-- start Dataset content --
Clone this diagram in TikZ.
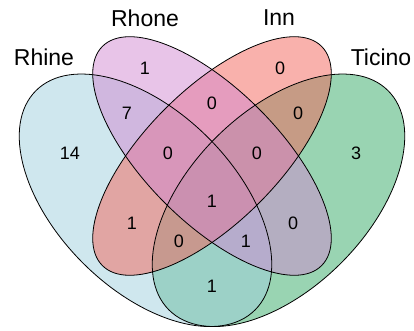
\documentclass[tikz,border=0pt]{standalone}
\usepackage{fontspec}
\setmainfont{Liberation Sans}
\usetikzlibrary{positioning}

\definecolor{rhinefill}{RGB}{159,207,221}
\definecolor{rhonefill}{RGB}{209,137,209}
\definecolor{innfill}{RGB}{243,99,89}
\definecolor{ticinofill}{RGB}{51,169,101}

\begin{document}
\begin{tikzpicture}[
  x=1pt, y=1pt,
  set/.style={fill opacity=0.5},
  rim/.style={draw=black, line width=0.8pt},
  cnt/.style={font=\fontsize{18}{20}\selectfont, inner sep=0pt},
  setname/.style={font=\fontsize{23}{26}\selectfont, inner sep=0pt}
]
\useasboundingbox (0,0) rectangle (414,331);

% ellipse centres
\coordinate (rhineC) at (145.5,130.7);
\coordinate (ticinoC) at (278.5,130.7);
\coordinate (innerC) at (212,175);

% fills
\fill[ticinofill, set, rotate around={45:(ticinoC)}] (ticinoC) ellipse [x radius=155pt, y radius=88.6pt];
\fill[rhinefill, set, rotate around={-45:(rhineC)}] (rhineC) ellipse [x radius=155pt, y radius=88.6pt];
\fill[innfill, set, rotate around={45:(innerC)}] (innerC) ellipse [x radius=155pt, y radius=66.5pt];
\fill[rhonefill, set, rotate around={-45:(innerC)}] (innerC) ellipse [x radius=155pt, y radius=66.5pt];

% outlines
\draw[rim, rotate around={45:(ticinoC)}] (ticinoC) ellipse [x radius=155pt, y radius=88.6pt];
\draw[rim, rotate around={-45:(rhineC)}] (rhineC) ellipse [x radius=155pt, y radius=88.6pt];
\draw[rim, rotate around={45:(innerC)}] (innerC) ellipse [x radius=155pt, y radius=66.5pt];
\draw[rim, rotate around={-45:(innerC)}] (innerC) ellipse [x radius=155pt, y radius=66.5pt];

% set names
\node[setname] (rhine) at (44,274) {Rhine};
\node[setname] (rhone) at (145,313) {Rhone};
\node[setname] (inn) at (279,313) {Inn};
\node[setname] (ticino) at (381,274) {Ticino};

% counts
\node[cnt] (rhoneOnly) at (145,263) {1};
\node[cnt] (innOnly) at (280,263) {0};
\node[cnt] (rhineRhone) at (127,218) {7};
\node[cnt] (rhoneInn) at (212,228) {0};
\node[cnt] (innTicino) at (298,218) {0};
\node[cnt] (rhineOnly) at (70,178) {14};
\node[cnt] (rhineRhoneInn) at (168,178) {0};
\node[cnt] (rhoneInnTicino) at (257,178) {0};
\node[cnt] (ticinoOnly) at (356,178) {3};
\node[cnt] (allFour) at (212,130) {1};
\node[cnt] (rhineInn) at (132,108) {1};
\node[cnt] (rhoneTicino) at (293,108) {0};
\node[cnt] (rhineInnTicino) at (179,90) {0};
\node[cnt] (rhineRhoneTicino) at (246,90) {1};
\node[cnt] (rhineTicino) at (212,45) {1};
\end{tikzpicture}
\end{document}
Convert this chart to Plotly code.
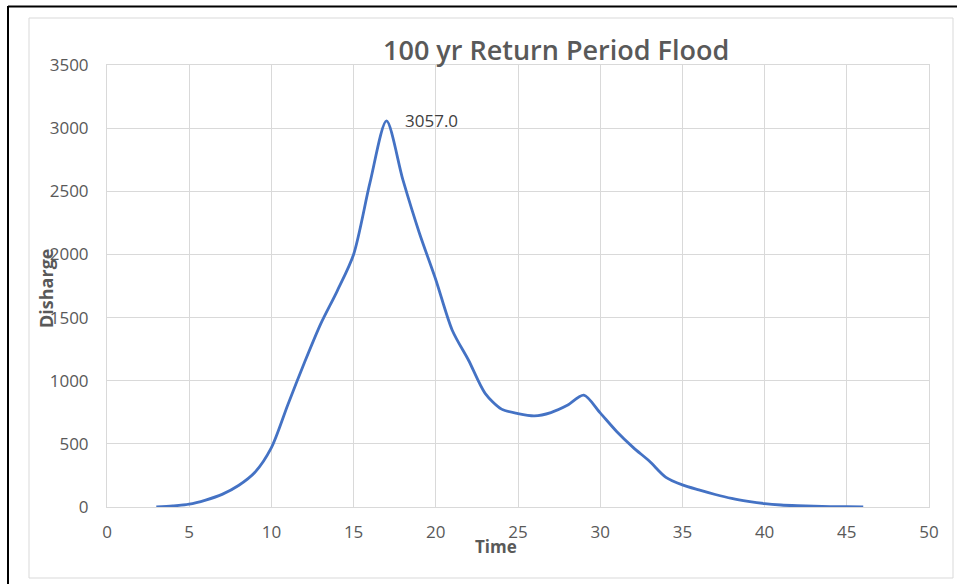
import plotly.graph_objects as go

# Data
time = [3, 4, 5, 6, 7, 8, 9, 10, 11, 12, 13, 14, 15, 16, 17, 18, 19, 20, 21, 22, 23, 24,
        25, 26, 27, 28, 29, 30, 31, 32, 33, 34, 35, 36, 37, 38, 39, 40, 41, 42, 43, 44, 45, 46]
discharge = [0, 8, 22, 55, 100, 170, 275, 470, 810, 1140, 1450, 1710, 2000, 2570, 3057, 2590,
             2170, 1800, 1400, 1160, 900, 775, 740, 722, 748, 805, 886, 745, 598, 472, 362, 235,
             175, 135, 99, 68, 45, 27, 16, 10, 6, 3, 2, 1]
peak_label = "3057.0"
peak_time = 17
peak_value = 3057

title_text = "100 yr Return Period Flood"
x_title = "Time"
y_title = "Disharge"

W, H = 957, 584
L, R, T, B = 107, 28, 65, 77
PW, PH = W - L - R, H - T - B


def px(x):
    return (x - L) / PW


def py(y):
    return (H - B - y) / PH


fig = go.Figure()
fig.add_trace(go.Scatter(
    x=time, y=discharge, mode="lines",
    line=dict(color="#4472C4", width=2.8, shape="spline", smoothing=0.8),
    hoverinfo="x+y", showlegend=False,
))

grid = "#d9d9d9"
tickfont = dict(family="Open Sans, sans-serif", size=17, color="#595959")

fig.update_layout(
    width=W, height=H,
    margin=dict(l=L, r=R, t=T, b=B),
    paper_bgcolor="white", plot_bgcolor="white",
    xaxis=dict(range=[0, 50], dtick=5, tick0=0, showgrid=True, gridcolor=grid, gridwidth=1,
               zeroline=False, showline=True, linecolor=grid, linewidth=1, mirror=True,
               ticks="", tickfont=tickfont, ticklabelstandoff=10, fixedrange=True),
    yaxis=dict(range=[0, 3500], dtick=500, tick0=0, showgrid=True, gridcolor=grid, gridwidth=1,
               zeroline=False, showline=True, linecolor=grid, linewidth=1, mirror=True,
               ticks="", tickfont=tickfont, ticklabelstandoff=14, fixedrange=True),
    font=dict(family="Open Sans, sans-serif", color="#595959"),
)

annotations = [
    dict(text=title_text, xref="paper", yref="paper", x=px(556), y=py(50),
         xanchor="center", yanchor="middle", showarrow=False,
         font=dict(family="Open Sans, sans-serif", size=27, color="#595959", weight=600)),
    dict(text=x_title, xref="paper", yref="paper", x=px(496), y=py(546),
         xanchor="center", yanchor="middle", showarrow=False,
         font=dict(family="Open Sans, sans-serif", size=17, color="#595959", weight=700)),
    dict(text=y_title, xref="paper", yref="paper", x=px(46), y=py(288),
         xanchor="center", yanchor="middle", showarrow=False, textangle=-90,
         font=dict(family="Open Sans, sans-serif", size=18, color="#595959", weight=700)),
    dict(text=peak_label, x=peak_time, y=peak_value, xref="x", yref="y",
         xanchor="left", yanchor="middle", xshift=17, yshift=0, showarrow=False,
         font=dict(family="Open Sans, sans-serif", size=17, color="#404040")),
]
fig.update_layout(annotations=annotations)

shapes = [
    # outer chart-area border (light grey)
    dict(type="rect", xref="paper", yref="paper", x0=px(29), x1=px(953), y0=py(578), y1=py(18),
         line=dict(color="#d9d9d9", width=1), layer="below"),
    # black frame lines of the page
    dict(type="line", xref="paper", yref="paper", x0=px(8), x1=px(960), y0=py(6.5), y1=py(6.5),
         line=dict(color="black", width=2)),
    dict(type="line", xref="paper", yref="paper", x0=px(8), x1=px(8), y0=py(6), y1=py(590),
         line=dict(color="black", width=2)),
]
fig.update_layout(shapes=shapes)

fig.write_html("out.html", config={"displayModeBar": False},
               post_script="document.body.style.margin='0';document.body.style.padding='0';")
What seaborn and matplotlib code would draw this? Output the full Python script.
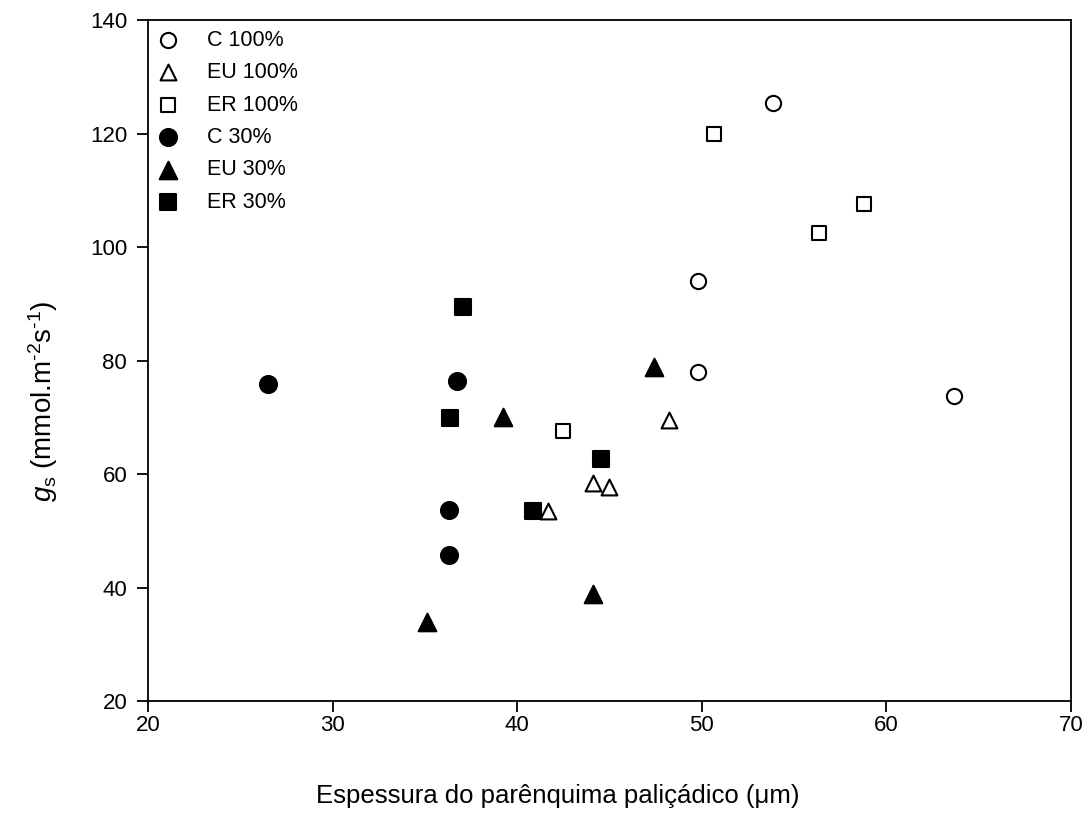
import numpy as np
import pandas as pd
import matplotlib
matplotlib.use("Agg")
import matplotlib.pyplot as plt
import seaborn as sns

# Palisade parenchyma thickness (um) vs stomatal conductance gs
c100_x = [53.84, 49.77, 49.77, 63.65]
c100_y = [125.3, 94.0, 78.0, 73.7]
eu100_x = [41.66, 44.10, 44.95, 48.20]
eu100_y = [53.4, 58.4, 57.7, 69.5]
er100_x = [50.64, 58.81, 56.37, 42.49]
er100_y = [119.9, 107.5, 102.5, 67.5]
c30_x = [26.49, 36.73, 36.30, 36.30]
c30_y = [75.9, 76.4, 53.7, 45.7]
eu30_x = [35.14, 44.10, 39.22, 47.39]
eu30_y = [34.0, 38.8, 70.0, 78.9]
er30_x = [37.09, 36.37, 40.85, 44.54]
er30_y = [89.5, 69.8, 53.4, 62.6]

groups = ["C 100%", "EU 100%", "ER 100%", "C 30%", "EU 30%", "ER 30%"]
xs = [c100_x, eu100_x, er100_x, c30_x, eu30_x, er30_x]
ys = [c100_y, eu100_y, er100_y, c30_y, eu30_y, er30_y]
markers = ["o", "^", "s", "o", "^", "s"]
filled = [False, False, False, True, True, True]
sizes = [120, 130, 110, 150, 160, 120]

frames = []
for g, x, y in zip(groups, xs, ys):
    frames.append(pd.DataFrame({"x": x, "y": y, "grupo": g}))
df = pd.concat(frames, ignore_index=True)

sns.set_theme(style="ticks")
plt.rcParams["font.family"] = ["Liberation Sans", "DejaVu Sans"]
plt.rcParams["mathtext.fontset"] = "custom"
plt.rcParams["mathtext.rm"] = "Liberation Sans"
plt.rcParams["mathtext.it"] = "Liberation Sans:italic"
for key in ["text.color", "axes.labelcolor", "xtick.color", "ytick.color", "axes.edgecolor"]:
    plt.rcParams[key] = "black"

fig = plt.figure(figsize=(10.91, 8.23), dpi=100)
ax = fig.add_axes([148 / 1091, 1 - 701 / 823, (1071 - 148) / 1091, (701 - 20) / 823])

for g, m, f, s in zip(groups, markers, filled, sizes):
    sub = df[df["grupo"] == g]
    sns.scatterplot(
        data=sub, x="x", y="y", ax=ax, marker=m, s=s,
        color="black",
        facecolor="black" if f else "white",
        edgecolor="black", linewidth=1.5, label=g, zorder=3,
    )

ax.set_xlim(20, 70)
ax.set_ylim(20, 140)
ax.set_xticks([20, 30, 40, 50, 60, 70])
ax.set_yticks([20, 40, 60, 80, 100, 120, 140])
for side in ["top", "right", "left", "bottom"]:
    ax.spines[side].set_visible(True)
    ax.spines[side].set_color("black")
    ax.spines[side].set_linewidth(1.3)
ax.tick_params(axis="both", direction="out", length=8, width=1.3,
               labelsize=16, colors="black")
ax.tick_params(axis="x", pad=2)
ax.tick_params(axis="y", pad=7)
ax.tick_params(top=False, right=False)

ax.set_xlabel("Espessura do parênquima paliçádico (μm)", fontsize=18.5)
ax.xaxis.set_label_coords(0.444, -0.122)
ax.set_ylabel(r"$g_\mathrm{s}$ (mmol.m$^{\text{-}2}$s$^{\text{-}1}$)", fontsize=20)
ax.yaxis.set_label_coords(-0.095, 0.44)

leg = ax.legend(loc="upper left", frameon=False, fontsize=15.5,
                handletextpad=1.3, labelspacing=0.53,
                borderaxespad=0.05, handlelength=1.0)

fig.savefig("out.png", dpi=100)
-- end Dataset content --
**Work required:**
Give again, word for word, every line from the top of the data through the line with "(innerC) at (212,175);", both ends included, and exclude the pictures.

**Result for this exercise:**
Clone this diagram in TikZ.
\documentclass[tikz,border=0pt]{standalone}
\usepackage{fontspec}
\setmainfont{Liberation Sans}
\usetikzlibrary{positioning}

\definecolor{rhinefill}{RGB}{159,207,221}
\definecolor{rhonefill}{RGB}{209,137,209}
\definecolor{innfill}{RGB}{243,99,89}
\definecolor{ticinofill}{RGB}{51,169,101}

\begin{document}
\begin{tikzpicture}[
  x=1pt, y=1pt,
  set/.style={fill opacity=0.5},
  rim/.style={draw=black, line width=0.8pt},
  cnt/.style={font=\fontsize{18}{20}\selectfont, inner sep=0pt},
  setname/.style={font=\fontsize{23}{26}\selectfont, inner sep=0pt}
]
\useasboundingbox (0,0) rectangle (414,331);

% ellipse centres
\coordinate (rhineC) at (145.5,130.7);
\coordinate (ticinoC) at (278.5,130.7);
\coordinate (innerC) at (212,175);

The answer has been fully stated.